Records to use —
-- begin --

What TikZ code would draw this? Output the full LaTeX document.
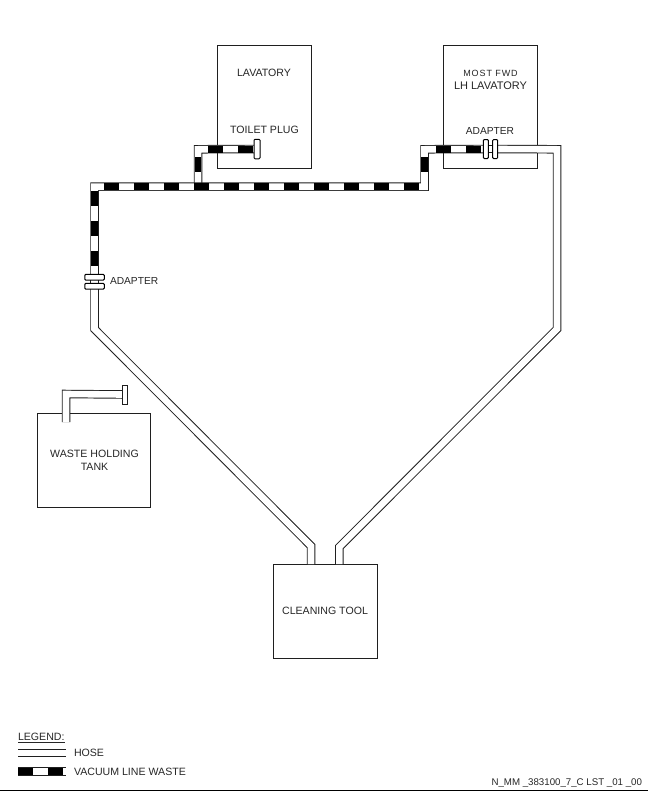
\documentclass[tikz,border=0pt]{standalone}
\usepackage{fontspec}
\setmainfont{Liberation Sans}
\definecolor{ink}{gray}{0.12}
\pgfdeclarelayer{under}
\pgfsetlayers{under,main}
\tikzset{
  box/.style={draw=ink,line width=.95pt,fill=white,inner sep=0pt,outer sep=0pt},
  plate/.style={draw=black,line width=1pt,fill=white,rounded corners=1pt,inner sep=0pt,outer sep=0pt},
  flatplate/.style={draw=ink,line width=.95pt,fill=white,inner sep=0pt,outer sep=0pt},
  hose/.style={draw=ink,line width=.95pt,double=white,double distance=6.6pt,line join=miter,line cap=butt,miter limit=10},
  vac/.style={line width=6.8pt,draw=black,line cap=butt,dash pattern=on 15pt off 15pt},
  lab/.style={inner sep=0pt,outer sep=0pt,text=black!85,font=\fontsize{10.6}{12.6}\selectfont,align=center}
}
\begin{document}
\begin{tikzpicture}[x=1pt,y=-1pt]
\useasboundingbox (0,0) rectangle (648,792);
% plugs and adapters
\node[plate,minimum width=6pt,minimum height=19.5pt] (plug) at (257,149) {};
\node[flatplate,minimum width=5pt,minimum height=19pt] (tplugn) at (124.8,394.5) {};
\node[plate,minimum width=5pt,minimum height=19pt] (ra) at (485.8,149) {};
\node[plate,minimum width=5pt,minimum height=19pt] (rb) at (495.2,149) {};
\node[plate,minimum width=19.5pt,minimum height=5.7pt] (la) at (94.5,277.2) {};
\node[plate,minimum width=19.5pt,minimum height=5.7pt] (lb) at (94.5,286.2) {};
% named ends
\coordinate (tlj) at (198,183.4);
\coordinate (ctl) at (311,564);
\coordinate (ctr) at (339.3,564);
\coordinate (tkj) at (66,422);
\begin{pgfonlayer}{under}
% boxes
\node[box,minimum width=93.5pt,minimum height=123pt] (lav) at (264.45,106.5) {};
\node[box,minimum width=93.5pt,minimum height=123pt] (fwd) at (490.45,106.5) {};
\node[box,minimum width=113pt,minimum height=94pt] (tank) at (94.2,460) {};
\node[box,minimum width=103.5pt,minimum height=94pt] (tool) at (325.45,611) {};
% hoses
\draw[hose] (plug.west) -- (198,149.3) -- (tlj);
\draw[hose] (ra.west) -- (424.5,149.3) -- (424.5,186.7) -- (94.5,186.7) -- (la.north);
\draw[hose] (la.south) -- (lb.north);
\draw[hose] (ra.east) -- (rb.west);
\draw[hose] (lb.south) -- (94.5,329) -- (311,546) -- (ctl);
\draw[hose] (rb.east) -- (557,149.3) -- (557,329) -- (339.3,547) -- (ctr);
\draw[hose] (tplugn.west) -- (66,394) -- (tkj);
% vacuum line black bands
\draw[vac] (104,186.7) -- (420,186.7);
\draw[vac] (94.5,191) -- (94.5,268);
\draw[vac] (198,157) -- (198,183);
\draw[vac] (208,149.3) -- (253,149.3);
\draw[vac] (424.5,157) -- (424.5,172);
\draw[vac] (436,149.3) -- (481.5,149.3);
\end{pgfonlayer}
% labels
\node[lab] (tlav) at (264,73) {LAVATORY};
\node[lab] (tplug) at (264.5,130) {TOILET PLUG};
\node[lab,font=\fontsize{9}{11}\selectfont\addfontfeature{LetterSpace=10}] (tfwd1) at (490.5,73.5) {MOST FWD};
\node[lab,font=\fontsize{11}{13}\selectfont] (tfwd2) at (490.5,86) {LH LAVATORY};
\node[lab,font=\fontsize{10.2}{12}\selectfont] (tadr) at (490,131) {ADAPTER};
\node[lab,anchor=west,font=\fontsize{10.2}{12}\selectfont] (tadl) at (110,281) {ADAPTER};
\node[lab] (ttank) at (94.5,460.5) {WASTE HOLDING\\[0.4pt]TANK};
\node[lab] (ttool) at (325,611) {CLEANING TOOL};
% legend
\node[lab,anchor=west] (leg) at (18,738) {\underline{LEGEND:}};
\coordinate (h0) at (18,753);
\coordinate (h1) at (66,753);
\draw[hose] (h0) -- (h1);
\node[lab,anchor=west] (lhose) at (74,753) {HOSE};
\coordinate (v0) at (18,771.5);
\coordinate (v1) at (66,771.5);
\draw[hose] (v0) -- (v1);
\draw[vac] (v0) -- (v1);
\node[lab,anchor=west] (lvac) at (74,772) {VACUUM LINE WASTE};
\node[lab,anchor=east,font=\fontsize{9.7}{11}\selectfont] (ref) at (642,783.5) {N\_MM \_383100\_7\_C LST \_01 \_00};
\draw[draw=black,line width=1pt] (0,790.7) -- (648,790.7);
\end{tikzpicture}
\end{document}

-- end --
-- begin --

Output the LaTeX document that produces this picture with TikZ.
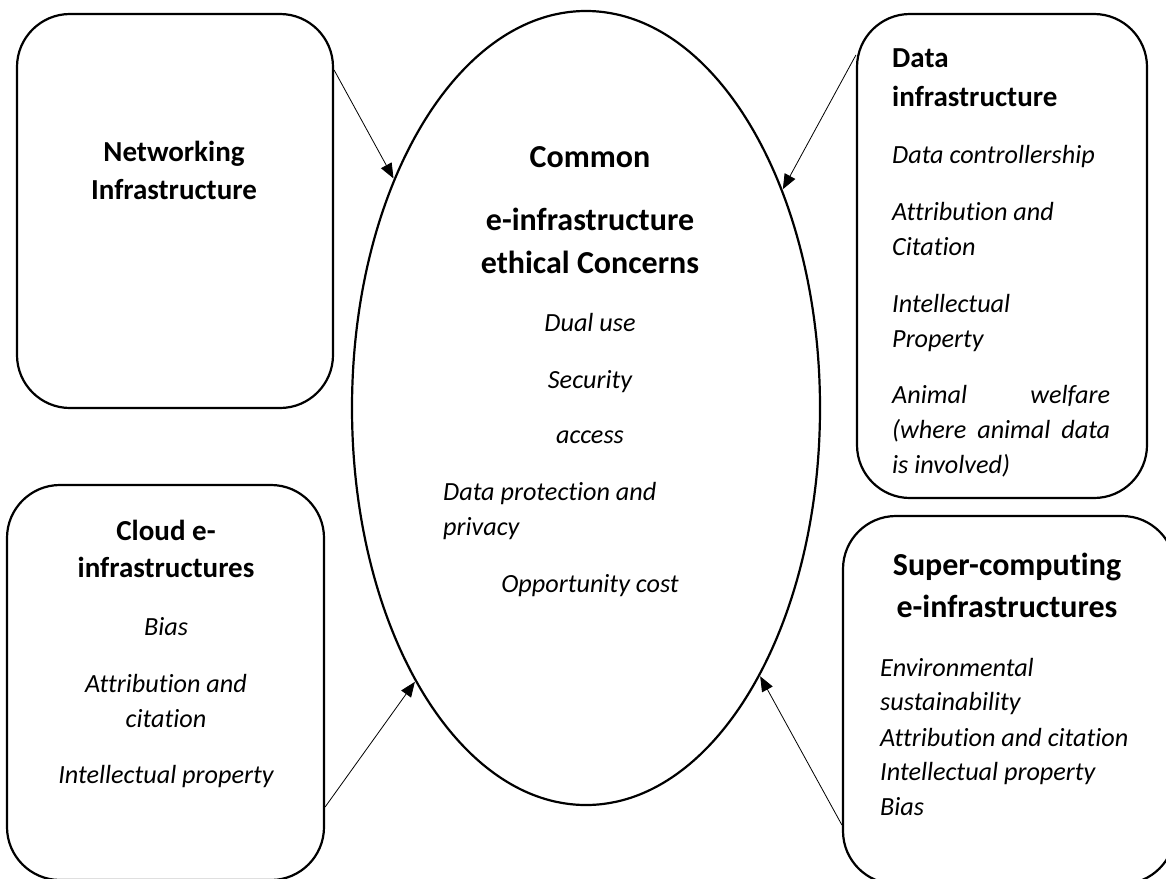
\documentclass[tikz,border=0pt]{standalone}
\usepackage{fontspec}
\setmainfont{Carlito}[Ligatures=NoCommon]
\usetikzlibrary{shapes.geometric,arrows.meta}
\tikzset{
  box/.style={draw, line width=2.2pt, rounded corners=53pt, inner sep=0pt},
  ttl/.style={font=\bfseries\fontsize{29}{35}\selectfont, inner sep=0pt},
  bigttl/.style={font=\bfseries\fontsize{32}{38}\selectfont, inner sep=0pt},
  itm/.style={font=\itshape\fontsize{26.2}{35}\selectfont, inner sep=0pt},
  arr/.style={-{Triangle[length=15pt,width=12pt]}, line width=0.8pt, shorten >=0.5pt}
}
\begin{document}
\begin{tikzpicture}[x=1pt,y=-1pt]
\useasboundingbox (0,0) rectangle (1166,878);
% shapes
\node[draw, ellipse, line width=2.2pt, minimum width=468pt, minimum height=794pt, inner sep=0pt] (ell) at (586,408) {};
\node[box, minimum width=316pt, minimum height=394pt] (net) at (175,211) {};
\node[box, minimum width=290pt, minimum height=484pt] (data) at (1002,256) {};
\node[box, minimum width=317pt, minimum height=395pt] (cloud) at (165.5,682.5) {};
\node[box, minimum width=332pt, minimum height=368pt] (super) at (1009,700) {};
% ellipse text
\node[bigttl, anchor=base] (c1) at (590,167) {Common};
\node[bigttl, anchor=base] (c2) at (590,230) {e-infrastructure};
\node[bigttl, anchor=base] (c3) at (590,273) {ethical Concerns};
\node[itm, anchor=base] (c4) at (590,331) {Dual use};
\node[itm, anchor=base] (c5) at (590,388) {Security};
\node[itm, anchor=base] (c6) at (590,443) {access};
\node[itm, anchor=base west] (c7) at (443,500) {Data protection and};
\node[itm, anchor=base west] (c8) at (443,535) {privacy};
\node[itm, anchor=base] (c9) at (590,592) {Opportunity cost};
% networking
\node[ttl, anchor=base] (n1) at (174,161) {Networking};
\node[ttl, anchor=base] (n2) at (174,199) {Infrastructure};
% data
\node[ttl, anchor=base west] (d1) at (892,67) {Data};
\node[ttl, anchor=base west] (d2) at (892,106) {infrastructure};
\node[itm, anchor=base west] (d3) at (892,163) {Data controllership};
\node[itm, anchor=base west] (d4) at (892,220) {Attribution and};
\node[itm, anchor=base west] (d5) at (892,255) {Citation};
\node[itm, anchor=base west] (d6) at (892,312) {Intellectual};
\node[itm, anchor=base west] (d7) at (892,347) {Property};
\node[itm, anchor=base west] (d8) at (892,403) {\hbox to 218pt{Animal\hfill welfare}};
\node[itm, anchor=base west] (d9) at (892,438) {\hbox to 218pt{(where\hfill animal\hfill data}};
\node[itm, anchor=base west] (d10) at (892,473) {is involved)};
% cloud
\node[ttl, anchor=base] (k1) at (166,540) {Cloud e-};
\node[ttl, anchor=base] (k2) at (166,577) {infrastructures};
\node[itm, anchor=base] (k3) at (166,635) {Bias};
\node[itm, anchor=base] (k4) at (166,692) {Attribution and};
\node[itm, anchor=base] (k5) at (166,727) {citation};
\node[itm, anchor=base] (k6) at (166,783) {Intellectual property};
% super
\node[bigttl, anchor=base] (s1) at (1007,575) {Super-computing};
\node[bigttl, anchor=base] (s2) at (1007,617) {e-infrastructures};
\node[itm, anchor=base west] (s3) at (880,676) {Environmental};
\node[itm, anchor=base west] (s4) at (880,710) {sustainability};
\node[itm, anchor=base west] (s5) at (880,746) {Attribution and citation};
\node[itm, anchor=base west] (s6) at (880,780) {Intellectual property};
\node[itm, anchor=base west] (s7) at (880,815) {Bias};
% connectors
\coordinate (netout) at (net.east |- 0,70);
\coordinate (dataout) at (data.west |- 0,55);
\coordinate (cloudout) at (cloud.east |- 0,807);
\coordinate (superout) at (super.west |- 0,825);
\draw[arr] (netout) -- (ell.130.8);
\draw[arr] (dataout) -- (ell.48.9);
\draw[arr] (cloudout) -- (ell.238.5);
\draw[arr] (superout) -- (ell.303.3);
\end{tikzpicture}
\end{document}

-- end --

What is required —
Check each line above for the word "LaTeX" and say how many have it, with nothing else.

Task answer —
2